I'm looking for a proof/counterexample of the following fact:
Theorem Let $X \subseteq k^n$ and $Y \subseteq k^n$ be algebraic varieties over a field $k$ and let $\phi$ be a morphism from $X$ to $Y$. If the induced morphism on the Coordinate Rings is integral, then the fibers of $\phi$ are finite.
Please, help me to prove or disprove this fact or give me some references.
Thank you!
Best Answer
Let $A$ be the coordinate ring of $X$ and let $B$ be the coordinate ring of $Y$. Since $\phi : X \to Y$ is a morphism, we get a homomorphism $\phi^* : B \to A$. To show that the fibres of $\phi : X \to Y$ are finite, it is enough to show that $A$ is a finite $B$-module (via $\phi^* : B \to A$), because finiteness is preserved under base change.

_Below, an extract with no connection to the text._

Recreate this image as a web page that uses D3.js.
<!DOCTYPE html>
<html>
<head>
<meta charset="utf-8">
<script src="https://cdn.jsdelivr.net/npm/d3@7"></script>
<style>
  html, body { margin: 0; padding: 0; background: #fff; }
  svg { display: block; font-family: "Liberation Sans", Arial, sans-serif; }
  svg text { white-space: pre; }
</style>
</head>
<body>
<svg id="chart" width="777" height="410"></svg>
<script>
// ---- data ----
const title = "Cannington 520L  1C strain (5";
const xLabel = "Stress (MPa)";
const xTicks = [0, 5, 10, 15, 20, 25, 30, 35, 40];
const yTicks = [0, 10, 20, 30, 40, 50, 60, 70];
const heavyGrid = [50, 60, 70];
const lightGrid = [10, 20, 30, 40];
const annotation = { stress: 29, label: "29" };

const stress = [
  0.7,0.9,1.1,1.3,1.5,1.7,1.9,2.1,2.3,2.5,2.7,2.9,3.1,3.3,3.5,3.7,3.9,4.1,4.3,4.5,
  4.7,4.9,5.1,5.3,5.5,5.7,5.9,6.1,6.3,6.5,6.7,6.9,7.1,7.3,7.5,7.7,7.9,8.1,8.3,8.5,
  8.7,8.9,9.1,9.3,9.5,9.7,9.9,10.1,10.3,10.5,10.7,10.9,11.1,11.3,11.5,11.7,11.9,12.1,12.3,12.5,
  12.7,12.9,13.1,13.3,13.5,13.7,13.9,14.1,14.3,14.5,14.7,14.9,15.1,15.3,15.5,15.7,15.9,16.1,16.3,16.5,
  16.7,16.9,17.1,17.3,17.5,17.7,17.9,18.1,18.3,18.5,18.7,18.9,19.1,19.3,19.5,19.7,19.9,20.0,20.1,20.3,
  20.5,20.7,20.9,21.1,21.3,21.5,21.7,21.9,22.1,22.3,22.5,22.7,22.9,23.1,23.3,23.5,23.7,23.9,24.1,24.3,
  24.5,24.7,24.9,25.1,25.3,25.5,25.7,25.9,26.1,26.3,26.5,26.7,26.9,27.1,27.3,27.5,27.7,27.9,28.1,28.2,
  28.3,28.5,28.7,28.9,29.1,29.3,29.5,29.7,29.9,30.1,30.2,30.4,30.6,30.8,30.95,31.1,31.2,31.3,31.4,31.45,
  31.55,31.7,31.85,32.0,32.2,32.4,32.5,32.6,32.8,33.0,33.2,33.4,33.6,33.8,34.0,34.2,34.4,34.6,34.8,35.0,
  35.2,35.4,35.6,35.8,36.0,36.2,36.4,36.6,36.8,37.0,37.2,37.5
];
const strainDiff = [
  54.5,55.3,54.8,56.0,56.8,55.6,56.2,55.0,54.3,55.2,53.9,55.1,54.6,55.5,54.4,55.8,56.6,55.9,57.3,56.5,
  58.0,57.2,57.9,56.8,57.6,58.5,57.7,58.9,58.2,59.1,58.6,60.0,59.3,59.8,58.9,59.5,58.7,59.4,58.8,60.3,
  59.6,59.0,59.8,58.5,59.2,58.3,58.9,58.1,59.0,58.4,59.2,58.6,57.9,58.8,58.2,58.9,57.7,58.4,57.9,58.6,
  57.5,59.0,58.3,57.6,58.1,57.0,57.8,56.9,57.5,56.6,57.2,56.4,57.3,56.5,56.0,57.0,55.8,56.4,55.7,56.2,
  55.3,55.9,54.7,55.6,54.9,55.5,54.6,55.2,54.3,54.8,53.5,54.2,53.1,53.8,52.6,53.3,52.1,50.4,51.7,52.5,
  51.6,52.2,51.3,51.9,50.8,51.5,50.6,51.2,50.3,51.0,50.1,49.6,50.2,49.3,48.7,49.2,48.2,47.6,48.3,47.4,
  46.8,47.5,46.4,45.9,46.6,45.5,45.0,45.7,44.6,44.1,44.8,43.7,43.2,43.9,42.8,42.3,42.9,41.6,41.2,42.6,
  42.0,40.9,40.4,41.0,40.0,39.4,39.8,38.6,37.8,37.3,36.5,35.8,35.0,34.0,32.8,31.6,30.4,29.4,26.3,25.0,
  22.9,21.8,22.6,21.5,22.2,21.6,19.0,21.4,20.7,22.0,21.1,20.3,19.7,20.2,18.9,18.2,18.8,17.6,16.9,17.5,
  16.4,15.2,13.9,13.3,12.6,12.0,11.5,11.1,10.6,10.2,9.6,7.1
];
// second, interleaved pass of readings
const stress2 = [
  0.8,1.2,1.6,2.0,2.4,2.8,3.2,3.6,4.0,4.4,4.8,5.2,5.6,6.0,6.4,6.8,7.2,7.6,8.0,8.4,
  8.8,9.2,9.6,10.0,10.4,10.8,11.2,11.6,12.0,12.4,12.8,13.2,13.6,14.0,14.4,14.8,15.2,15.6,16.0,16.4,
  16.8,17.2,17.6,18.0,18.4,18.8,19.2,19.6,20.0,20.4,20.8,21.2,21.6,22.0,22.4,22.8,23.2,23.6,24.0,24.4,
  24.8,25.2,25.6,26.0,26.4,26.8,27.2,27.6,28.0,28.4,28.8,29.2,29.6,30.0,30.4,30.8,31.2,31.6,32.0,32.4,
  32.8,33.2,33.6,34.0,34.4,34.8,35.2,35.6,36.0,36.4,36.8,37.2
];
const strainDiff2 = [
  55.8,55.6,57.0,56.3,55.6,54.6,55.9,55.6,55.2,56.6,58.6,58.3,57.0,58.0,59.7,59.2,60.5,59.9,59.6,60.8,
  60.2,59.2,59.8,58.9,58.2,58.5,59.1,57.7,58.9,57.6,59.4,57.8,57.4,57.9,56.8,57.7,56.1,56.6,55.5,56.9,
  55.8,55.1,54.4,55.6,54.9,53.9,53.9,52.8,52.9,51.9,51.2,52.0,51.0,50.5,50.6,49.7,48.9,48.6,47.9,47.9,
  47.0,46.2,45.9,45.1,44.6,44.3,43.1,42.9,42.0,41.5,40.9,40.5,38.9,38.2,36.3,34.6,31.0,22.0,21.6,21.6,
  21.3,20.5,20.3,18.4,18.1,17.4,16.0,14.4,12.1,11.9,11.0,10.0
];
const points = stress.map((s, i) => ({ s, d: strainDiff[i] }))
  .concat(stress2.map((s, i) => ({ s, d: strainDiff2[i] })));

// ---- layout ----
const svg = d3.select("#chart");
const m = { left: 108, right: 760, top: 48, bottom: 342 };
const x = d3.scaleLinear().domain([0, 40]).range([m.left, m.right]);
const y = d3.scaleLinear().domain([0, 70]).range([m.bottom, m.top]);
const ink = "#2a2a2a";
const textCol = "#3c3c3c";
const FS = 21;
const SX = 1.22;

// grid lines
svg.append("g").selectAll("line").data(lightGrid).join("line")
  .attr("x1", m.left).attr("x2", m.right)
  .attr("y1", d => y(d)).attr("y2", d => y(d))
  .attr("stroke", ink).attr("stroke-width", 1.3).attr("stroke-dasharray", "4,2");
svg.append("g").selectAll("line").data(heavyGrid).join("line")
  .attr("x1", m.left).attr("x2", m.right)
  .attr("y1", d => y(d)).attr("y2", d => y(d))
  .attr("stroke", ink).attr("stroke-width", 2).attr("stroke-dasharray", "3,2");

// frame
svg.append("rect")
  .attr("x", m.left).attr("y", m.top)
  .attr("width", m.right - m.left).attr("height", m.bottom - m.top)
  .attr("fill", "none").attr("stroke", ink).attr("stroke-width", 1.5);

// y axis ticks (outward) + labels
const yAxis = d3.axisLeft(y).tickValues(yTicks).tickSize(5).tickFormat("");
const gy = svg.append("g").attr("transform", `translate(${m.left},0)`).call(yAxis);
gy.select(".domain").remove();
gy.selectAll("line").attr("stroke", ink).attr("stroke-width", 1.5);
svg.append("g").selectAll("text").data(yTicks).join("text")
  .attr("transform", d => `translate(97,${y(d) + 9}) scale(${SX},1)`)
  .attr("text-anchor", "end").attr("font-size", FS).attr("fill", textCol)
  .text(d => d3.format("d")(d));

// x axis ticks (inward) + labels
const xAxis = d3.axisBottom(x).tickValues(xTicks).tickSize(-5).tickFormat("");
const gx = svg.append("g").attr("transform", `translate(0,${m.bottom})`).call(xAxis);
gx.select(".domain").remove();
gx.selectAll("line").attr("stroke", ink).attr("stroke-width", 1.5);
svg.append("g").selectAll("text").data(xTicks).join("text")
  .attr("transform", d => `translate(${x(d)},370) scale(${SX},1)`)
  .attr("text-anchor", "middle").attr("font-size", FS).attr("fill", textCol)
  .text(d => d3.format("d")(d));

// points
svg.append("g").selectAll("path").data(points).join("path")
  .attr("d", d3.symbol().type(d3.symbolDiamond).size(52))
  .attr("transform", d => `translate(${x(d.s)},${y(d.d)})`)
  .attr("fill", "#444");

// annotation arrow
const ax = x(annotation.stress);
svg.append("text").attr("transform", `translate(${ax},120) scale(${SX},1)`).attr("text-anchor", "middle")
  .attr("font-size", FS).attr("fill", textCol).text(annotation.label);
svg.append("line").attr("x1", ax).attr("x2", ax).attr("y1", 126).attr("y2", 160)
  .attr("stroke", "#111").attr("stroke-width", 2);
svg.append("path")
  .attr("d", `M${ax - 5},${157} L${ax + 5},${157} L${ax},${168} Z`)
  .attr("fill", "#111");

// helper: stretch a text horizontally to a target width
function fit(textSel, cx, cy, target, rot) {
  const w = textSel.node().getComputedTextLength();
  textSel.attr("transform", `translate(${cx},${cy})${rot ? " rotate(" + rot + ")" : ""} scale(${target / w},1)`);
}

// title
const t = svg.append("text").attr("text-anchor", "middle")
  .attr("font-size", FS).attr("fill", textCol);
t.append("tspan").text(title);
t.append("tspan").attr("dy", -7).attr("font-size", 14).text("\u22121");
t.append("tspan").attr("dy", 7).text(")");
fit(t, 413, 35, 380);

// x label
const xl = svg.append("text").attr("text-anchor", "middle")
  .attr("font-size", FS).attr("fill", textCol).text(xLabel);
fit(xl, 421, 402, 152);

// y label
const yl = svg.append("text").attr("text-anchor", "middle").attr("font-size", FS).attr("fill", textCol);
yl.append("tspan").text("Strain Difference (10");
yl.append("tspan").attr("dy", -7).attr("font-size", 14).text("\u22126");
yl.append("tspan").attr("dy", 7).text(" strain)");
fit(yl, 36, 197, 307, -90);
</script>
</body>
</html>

So suppose $A$ is integral over $B$. We know $A$ is finitely generated as a $k$-algebra, so it is finitely generated as a $B$-algebra a fortiori, say by $a_1, \ldots, a_r$. But each $a_i$ is integral over $B$, so there exist a natural number $N$ such that $a_1, \ldots, a_1^N, \ldots, a_r, \ldots a_r^N$ generate $A$ as a $B$-module. Thus $A$ is indeed a finite $B$-module.